Concernant les manuscrits qui sont très nombreux à Tombouctou, les familles et les bibliothèques privées ont très vite réagi pour les protéger quand les islamistes sont arrivés.

Ils ont rapidement enlevés les manuscrits des rayons, ils les ont mis dans des malles, des cartons, des sacs et les ont dissimulés dans des lieux où ils étaient plus en sécurité. C'est ce qui a permis de sauver beaucoup de manuscrits. Il y a un centre de l'Etat, qui a des financeurs extérieurs et qui est sert à conserver et valoriser les manuscrits. Les fonctionnaires de cet institut ont déserté quand les islamistes sont arrivés. Il y a deux bâtiments, un ancien où il y a l'essentiel des ouvrages et un nouveau où arrivaient les manuscrits une fois scannés. C'est ce nouveau bâtiment qui a été squatté par les islamistes, ils ont volé des manuscrits et ont brûlé ceux qu'ils jugaient contraires à leur islam. On pense qu'ils en ont détruit 4000.
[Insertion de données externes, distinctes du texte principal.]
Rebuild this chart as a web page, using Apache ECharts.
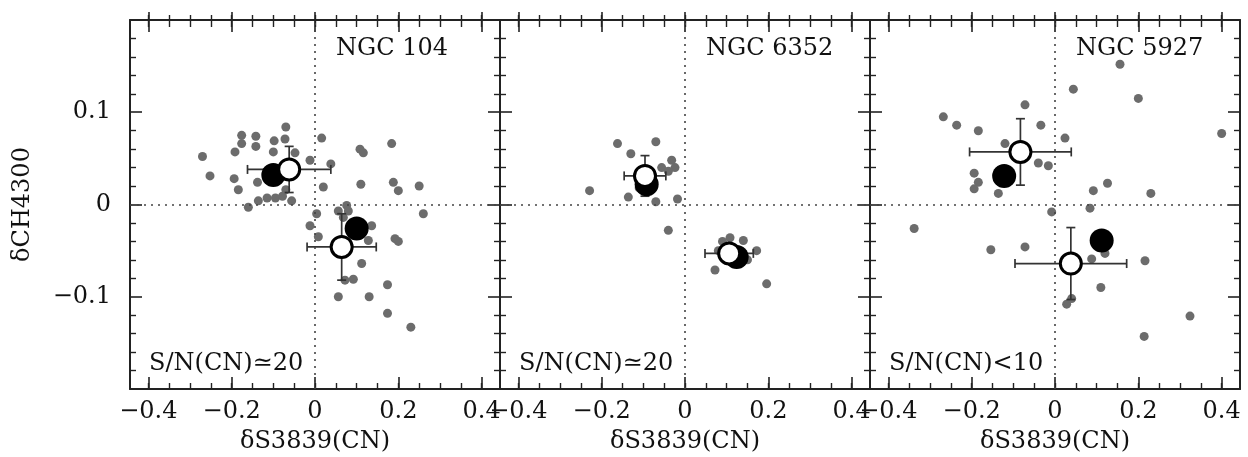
<!DOCTYPE html>
<html>
<head>
<meta charset="utf-8">
<script src="https://cdn.jsdelivr.net/npm/echarts@6/dist/echarts.min.js"></script>
<style>
html,body{margin:0;padding:0;background:#fff;}
#chart{width:1248px;height:457px;}
</style>
</head>
<body>
<div id="chart"></div>
<script>
// ---------- data ----------
const panelNames = ['NGC 104', 'NGC 6352', 'NGC 5927'];
const snLabels = ['S/N(CN)\u224320', 'S/N(CN)\u224320', 'S/N(CN)<10'];
const xTitle = '\u03b4S3839(CN)';
const yTitle = '\u03b4CH4300';
const xMajorTicks = [-0.4, -0.2, 0, 0.2, 0.4];
const xMinorTicks = [-0.4, -0.35, -0.3, -0.25, -0.2, -0.15, -0.1, -0.05, 0, 0.05, 0.1, 0.15, 0.2, 0.25, 0.3, 0.35, 0.4];
const yTickLabels = [-0.1, 0, 0.1];

// NGC 104 stars
const stars104 = [
  [-0.270, 0.052], [-0.252, 0.031], [-0.176, 0.075], [-0.176, 0.066], [-0.142, 0.074],
  [-0.142, 0.063], [-0.192, 0.057], [-0.194, 0.028], [-0.184, 0.016], [-0.138, 0.024],
  [-0.098, 0.069], [-0.070, 0.084], [-0.072, 0.071], [-0.100, 0.057], [-0.048, 0.056],
  [-0.160, -0.003], [-0.136, 0.004], [-0.115, 0.007], [-0.095, 0.007], [-0.078, 0.009],
  [-0.056, 0.004], [-0.070, 0.016], [-0.012, 0.048], [0.016, 0.072], [0.038, 0.044],
  [0.020, 0.019], [0.108, 0.060], [0.116, 0.056], [0.184, 0.066], [0.110, 0.022],
  [0.188, 0.024], [0.200, 0.015], [0.250, 0.020], [0.260, -0.010], [0.004, -0.010],
  [-0.012, -0.023], [0.008, -0.035], [0.056, -0.007], [0.076, -0.001], [0.080, -0.007],
  [0.068, -0.014], [0.136, -0.023], [0.128, -0.039], [0.192, -0.037], [0.200, -0.040],
  [0.112, -0.064], [0.072, -0.082], [0.092, -0.081], [0.174, -0.087], [0.056, -0.100],
  [0.130, -0.100], [0.174, -0.118], [0.230, -0.133]
];
const filled104 = [[-0.100, 0.032], [0.100, -0.026]];
const open104 = [[-0.062, 0.038, 0.100, 0.025], [0.064, -0.046, 0.083, 0.036]];

// NGC 6352 stars
const stars6352 = [
  [-0.162, 0.066], [-0.070, 0.068], [-0.130, 0.055], [-0.229, 0.015], [-0.136, 0.008],
  [-0.070, 0.003], [-0.018, 0.006], [-0.040, -0.028], [-0.056, 0.040], [-0.032, 0.048],
  [-0.024, 0.040], [-0.040, 0.036], [-0.110, 0.018], [-0.080, 0.020],
  [0.072, -0.071], [0.196, -0.086], [0.108, -0.036], [0.140, -0.039], [0.172, -0.050],
  [0.090, -0.040], [0.150, -0.060], [0.080, -0.050]
];
const filled6352 = [[-0.092, 0.022], [0.124, -0.057]];
const open6352 = [[-0.096, 0.031, 0.050, 0.022], [0.106, -0.053, 0.058, 0.008]];

// NGC 5927 stars
const stars5927 = [
  [0.156, 0.152], [0.044, 0.125], [0.200, 0.115], [-0.072, 0.108], [-0.268, 0.095],
  [-0.236, 0.086], [-0.184, 0.080], [-0.034, 0.086], [0.400, 0.077], [0.024, 0.072],
  [-0.120, 0.066], [-0.040, 0.045], [-0.016, 0.042], [-0.194, 0.034], [-0.184, 0.024],
  [-0.194, 0.017], [-0.136, 0.012], [0.126, 0.023], [0.092, 0.015], [0.230, 0.012],
  [0.084, -0.004], [-0.008, -0.008], [-0.338, -0.026], [-0.154, -0.049], [-0.072, -0.046],
  [0.088, -0.059], [0.120, -0.053], [0.216, -0.061], [0.110, -0.090], [0.028, -0.108],
  [0.040, -0.102], [0.324, -0.121], [0.214, -0.143]
];
const filled5927 = [[-0.122, 0.031], [0.112, -0.039]];
const open5927 = [[-0.083, 0.057, 0.122, 0.036], [0.038, -0.064, 0.134, 0.039]];

const starsAll = [stars104, stars6352, stars5927];
const filledAll = [filled104, filled6352, filled5927];
const openAll = [open104, open6352, open5927];

// ---------- layout / style ----------
const FONT = 'DejaVu Serif';
const TXT = '#111';
const LINE = '#222';
const X_MIN = -0.444, X_MAX = 0.444;
const PANEL_LEFT = 130, PANEL_W = 370, PANEL_TOP = 20, PANEL_H = 369;

function fmt(v) {
  if (Math.abs(v) < 1e-9) return '0';
  return String(+v.toFixed(2)).replace('-', '\u2212');
}

const grids = [], xAxes = [], yAxes = [], series = [], graphics = [];

for (let i = 0; i < 3; i++) {
  grids.push({left: PANEL_LEFT + PANEL_W * i, top: PANEL_TOP, width: PANEL_W, height: PANEL_H,
              containLabel: false, outerBoundsMode: 'none'});
  const xBase = {type: 'value', gridIndex: i, min: X_MIN, max: X_MAX, splitLine: {show: false}};
  xAxes.push(Object.assign({}, xBase, {
    position: 'bottom',
    axisLine: {show: true, onZero: false, lineStyle: {color: LINE, width: 2}},
    axisTick: {show: true, inside: true, length: 12, customValues: xMajorTicks, lineStyle: {color: LINE, width: 1.6}},
    axisLabel: {show: true, customValues: xMajorTicks, formatter: fmt, margin: 11,
                fontFamily: FONT, fontSize: 24, color: TXT},
    name: xTitle, nameLocation: 'middle', nameGap: 41,
    nameTextStyle: {fontFamily: FONT, fontSize: 24, color: TXT}
  }));
  xAxes.push(Object.assign({}, xBase, {
    position: 'bottom',
    axisLine: {show: false, onZero: false},
    axisTick: {show: true, inside: true, length: 6, customValues: xMinorTicks, lineStyle: {color: LINE, width: 1.4}},
    axisLabel: {show: false}
  }));
  xAxes.push(Object.assign({}, xBase, {
    position: 'top',
    axisLine: {show: true, onZero: false, lineStyle: {color: LINE, width: 2}},
    axisTick: {show: true, inside: true, length: 12, customValues: xMajorTicks, lineStyle: {color: LINE, width: 1.6}},
    axisLabel: {show: false}
  }));
  xAxes.push(Object.assign({}, xBase, {
    position: 'top',
    axisLine: {show: false, onZero: false},
    axisTick: {show: true, inside: true, length: 7, customValues: xMinorTicks, lineStyle: {color: LINE, width: 1.4}},
    axisLabel: {show: false}
  }));
  xAxes.push(Object.assign({}, xBase, {
    position: 'top',
    axisLine: {show: false, onZero: false},
    axisTick: {show: true, inside: false, length: 8, customValues: xMajorTicks, lineStyle: {color: LINE, width: 1.6}},
    axisLabel: {show: false}
  }));
  xAxes.push(Object.assign({}, xBase, {
    position: 'top',
    axisLine: {show: false, onZero: false},
    axisTick: {show: true, inside: false, length: 5, customValues: xMinorTicks, lineStyle: {color: LINE, width: 1.4}},
    axisLabel: {show: false}
  }));

  const yBase = {type: 'value', gridIndex: i, min: -0.2, max: 0.2, interval: 0.1, splitLine: {show: false},
                 axisLine: {show: true, onZero: false, lineStyle: {color: LINE, width: 2}},
                 axisTick: {show: true, inside: true, length: 12, lineStyle: {color: LINE, width: 1.6}},
                 minorTick: {show: true, splitNumber: 5, length: 6, lineStyle: {color: LINE, width: 1.4}}};
  yAxes.push(Object.assign({}, yBase, {
    position: 'left',
    axisLabel: i === 0 ? {show: true, customValues: yTickLabels, formatter: fmt, margin: 19,
                          fontFamily: FONT, fontSize: 24, color: TXT} : {show: false},
    name: i === 0 ? yTitle : '', nameLocation: 'middle', nameGap: 95,
    nameTextStyle: {fontFamily: FONT, fontSize: 24, color: TXT}
  }));
  yAxes.push(Object.assign({}, yBase, {position: 'right', axisLabel: {show: false}}));

  const xi = 6 * i, yi = 2 * i;
  series.push({
    type: 'scatter', xAxisIndex: xi, yAxisIndex: yi, data: starsAll[i],
    symbol: 'circle', symbolSize: 9, itemStyle: {color: '#6c6c6c', opacity: 1}, z: 2,
    markLine: {
      silent: true, symbol: ['none', 'none'], label: {show: false},
      lineStyle: {color: '#444', width: 1.6, type: [2, 5]},
      data: [{xAxis: 0}, {yAxis: 0}]
    }
  });
  series.push({
    type: 'custom', xAxisIndex: xi, yAxisIndex: yi, data: openAll[i], z: 3,
    encode: {x: 0, y: 1},
    renderItem: function (params, api) {
      const x = api.value(0), y = api.value(1), ex = api.value(2), ey = api.value(3);
      const l = api.coord([x - ex, y]), r = api.coord([x + ex, y]);
      const b = api.coord([x, y - ey]), t = api.coord([x, y + ey]);
      const c = 4.5;
      const st = {stroke: '#333', lineWidth: 1.7};
      const mk = (x1, y1, x2, y2) => ({type: 'line', shape: {x1, y1, x2, y2}, style: st});
      return {type: 'group', children: [
        mk(l[0], l[1], r[0], r[1]),
        mk(l[0], l[1] - c, l[0], l[1] + c),
        mk(r[0], r[1] - c, r[0], r[1] + c),
        mk(b[0], b[1], t[0], t[1]),
        mk(b[0] - c, b[1], b[0] + c, b[1]),
        mk(t[0] - c, t[1], t[0] + c, t[1])
      ]};
    }
  });
  series.push({
    type: 'scatter', xAxisIndex: xi, yAxisIndex: yi, data: filledAll[i],
    symbol: 'circle', symbolSize: 24, itemStyle: {color: '#000', opacity: 1}, z: 4
  });
  series.push({
    type: 'scatter', xAxisIndex: xi, yAxisIndex: yi, data: openAll[i].map(d => [d[0], d[1]]),
    symbol: 'circle', symbolSize: 21, itemStyle: {color: '#fff', borderColor: '#000', borderWidth: 3, opacity: 1}, z: 5
  });

  graphics.push({type: 'text', left: PANEL_LEFT + PANEL_W * i + 206, top: 37, z: 10,
                 style: {text: panelNames[i], font: '24px "' + FONT + '"', fill: TXT}});
  graphics.push({type: 'text', left: PANEL_LEFT + PANEL_W * i + 19, top: 352, z: 10,
                 style: {text: snLabels[i], font: '24px "' + FONT + '"', fill: TXT}});
}

const chart = echarts.init(document.getElementById('chart'), null, {renderer: 'canvas'});
chart.setOption({
  animation: false,
  backgroundColor: '#fff',
  grid: grids,
  xAxis: xAxes,
  yAxis: yAxes,
  series: series,
  graphic: graphics
});
</script>
</body>
</html>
Comment voyez-vous l'après-guerre ?

On espère que cela va nous apporter plus de transparence dans les affaires publiques. On a vu que la communauté internationale, la France et surtout les Etats-Unis réclament des élections démocratiques. Les Maliens dans leur écrasante majorité sont convaincus que les faire au mois de juillet ne permettra que de faire des élections bâclées. Mais puisqu'on est pratiquement un pays sous tutelle aujourd'hui, les autorités de la transition ont dit qu'elles pouvaient organiser ces élections en juillet. On espère avoir un homme qui pourra bien tenir le navire.